Le Death Metal a quelque chose d’intemporel. Maintenant, par rapport au numérique et au téléchargement sur les plateformes qui diffusent la musique aujourd’hui, c’est vrai que c’est assez étrange. Cela dit, le Death Metal a ceci de particulier qu’il y a un réel attachement à l’objet à travers le vinyle, le CD, les K7, etc…. Ca a toujours existé et ça existe encore aujourd’hui. Personnellement, et ça concerne aussi plein de gens autour de moi, j’ai du mal à écouter un album sur une plateforme. J’ai toujours le réflexe de mettre un CD ou un vinyle. J’aime aussi prendre mon temps pour écouter ça dans de bonnes conditions. On est encore nombreux à avoir ce besoin de découvrir les choses en ayant le produit dans les mains. On a gardé cette fibre, qui nous anime encore. Aujourd’hui, c’est un autre monde. Et puis, je crois qu’on a aussi besoin de se retrouver dans ce petit espace bien à nous. On découvre plus facilement chaque petit arrangement notamment et le Death Metal permet ça.
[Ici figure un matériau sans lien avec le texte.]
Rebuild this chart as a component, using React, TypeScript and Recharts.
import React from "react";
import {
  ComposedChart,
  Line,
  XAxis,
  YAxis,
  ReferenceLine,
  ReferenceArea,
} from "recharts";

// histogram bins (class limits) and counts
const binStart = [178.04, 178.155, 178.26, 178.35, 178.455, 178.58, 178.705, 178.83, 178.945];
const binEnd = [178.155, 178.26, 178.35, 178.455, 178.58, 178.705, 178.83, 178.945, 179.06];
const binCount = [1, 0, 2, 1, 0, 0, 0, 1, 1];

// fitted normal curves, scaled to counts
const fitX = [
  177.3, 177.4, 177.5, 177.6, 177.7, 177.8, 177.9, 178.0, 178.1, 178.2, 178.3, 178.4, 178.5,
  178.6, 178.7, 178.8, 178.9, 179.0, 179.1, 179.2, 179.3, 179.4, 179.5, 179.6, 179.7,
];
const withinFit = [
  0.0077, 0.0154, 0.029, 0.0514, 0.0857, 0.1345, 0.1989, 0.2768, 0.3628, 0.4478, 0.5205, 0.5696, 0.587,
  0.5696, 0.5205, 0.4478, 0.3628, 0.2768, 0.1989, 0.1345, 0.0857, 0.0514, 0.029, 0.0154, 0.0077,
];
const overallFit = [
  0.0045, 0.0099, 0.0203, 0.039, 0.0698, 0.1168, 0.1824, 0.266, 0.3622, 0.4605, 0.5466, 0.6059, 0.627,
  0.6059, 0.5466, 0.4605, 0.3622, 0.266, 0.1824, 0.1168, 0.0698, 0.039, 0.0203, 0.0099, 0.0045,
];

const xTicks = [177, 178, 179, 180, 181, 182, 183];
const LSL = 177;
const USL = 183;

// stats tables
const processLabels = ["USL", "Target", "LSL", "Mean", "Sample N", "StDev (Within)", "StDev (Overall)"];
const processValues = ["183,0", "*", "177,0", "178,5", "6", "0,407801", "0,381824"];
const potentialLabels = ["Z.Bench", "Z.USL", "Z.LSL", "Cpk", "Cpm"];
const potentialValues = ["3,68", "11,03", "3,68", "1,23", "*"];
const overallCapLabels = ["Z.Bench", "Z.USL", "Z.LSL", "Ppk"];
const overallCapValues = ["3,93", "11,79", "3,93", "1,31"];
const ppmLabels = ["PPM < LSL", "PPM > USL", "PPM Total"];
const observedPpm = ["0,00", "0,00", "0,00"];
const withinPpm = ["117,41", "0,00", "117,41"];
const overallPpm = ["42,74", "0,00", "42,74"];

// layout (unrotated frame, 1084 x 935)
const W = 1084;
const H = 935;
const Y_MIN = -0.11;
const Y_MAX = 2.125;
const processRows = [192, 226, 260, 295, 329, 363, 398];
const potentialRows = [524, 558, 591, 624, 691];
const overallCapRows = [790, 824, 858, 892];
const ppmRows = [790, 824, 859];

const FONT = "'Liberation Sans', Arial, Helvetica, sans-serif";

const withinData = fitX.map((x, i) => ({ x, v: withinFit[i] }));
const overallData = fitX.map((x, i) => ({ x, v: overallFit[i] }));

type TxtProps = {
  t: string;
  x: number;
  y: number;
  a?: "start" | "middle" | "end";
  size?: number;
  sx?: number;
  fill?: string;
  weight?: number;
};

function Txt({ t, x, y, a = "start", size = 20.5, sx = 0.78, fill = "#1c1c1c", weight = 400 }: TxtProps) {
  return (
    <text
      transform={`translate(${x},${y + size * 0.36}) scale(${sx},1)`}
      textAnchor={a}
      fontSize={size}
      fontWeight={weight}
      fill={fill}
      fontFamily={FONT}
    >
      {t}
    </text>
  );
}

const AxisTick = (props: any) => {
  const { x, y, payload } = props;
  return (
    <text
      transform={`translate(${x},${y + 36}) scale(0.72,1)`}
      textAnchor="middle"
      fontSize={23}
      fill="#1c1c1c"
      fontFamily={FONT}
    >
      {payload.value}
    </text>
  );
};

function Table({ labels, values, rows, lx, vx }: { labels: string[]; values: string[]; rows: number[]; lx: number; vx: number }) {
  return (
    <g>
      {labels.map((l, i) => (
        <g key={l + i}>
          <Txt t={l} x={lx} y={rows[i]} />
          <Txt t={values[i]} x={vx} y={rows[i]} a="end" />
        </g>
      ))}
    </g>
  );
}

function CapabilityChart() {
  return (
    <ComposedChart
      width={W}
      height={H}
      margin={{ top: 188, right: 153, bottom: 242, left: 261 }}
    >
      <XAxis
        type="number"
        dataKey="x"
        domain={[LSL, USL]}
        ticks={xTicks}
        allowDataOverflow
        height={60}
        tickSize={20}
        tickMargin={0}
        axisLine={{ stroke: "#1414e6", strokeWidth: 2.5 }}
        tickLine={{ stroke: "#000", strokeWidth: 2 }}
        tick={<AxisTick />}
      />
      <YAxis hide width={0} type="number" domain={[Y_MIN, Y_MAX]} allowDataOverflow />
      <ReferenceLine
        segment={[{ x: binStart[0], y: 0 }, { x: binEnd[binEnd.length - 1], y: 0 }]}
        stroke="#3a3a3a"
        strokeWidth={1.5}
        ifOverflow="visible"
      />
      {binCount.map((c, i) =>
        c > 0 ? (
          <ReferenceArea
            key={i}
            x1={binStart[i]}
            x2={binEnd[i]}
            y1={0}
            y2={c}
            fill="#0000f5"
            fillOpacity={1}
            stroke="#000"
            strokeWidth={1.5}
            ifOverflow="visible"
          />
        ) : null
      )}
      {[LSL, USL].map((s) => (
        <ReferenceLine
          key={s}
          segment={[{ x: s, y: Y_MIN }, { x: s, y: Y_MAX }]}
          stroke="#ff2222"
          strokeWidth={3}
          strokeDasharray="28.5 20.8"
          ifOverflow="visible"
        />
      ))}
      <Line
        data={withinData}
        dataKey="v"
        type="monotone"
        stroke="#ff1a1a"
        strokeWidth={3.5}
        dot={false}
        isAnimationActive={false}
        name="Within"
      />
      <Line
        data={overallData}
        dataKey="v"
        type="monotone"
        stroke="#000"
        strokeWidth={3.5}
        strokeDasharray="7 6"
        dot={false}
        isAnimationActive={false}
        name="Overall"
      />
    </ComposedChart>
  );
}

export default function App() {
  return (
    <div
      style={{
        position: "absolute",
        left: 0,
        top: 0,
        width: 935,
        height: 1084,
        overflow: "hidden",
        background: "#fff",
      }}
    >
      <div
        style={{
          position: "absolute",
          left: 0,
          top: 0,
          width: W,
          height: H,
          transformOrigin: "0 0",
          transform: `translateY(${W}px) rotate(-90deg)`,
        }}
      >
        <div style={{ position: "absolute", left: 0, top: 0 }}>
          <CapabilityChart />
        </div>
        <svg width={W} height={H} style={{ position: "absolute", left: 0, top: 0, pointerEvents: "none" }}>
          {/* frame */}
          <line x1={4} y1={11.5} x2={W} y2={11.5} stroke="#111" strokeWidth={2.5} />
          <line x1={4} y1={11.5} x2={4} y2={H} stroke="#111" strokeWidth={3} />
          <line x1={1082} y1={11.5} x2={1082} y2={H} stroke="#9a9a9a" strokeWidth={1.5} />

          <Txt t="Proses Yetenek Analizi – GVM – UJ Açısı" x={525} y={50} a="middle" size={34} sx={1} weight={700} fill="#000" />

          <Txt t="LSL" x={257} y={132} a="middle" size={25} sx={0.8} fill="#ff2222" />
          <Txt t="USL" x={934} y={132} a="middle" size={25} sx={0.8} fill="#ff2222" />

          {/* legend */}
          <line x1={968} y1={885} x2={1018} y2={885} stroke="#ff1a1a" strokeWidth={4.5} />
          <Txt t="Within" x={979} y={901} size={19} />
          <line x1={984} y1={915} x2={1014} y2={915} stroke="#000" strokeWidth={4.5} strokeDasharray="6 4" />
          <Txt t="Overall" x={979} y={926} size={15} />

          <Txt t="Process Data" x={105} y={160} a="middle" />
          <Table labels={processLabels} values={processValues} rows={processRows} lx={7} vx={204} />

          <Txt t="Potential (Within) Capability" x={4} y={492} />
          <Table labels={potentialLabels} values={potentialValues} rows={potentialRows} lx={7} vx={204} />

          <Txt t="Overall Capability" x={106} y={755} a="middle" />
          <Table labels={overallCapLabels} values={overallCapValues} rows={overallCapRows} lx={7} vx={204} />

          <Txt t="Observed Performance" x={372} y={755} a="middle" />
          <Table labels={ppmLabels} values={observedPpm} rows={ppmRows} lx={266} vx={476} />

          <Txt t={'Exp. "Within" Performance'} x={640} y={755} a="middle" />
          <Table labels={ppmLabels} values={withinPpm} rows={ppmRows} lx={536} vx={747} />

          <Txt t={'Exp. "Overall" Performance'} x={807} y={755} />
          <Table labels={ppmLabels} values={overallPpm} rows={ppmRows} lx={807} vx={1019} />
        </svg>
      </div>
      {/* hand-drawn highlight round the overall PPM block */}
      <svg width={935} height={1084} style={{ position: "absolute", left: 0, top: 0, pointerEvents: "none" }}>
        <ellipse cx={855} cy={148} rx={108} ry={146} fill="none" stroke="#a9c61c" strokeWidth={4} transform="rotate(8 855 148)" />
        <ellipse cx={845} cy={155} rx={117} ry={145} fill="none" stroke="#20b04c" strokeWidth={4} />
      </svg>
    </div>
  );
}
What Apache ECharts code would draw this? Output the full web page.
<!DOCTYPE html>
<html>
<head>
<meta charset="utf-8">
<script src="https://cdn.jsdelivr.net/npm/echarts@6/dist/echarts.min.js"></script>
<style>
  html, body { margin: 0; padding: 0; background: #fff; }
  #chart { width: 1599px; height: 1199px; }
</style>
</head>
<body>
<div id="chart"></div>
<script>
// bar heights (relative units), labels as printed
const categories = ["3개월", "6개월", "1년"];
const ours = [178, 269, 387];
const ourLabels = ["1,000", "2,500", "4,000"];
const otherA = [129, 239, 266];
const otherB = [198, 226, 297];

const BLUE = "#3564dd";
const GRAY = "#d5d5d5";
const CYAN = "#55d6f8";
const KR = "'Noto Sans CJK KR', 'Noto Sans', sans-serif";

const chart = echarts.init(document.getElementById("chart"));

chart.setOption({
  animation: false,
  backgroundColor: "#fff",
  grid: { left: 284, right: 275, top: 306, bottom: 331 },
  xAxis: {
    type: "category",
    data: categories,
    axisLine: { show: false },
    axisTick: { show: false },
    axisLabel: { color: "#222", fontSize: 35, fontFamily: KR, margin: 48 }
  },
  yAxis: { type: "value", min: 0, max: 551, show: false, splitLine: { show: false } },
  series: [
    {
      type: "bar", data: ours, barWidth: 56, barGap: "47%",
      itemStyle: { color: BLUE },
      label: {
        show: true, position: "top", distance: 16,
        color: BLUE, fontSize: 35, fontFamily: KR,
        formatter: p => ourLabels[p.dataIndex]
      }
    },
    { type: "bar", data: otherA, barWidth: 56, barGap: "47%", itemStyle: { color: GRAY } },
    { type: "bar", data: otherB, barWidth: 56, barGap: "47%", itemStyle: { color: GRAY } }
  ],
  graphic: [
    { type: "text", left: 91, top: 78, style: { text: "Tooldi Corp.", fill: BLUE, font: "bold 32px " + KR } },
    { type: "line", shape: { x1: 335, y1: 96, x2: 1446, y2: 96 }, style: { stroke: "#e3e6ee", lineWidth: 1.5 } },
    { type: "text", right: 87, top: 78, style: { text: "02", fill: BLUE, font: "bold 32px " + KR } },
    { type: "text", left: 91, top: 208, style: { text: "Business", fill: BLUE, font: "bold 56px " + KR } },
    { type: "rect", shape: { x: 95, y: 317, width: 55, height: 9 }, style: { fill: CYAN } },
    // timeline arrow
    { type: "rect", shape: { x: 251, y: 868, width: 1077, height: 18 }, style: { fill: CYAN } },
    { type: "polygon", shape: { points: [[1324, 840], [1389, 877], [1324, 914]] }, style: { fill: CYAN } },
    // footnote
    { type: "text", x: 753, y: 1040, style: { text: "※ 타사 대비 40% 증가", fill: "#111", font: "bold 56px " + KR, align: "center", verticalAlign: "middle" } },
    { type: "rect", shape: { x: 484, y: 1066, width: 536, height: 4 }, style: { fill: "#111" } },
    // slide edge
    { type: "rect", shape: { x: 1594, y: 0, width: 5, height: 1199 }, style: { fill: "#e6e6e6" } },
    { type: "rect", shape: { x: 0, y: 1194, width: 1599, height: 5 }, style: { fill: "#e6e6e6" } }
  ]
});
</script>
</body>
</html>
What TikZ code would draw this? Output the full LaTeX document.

On s’y met aussi bien sûr, mais c’est un peu aller vers la facilité. 

– En France, on a vu émerger une nouvelle scène de Metal extrême, qui n’a pas grand-chose à voir avec celle qu’on a connu avec vous, c’est-à-dire MERCYLESS, Loudblast, Massacra, No Return et Agressor dans les années 90. Sincèrement, existe-t-il une sorte de famille entre les anciens que je viens de citer, et que penses-tu des nouvelles formations hexagonales ?

C’est un peu compliqué pour moi, car je ne me retrouve pas beaucoup dans les formations modernes pour toutes les raisons dont on parle depuis le début de l’interview. Le son, l’approche, la conception, etc… Je trouve même que le terme de groupe a complètement disparu. On a l’impression que ce sont des assemblages de personnes, qui sont là juste pour fabriquer quelque chose, être dans la ‘hype’ du moment et tirer sa petite épingle en se disant que c’est moderne, frais et neuf. Et alors, on y va. Ce n’est pas notre vision et elle peut même paraître austère pour certains. Mais on ne s’y retrouve pas dans tout ce mélange de styles extrêmes. Ca vient aussi de la vision et de l’interprétation musicale, qui a changé et qui est très différente. C’est le monde moderne qui leur amène ça et ils ont besoin d’être dans le truc du moment pour se sentir bien. Honnêtement, ça me passe sous le nez et ça disparait aussitôt ! (Rires)

– Pour revenir aux groupes français des années 90 cités plus haut, j’ai vraiment l’impression que depuis vous cinq, il n’y a pas eu grand-chose sur la scène hexagonale. Je ne vois pas d’héritiers directs… et j’avoue qu’un plateau vous réunissant serait assez génial !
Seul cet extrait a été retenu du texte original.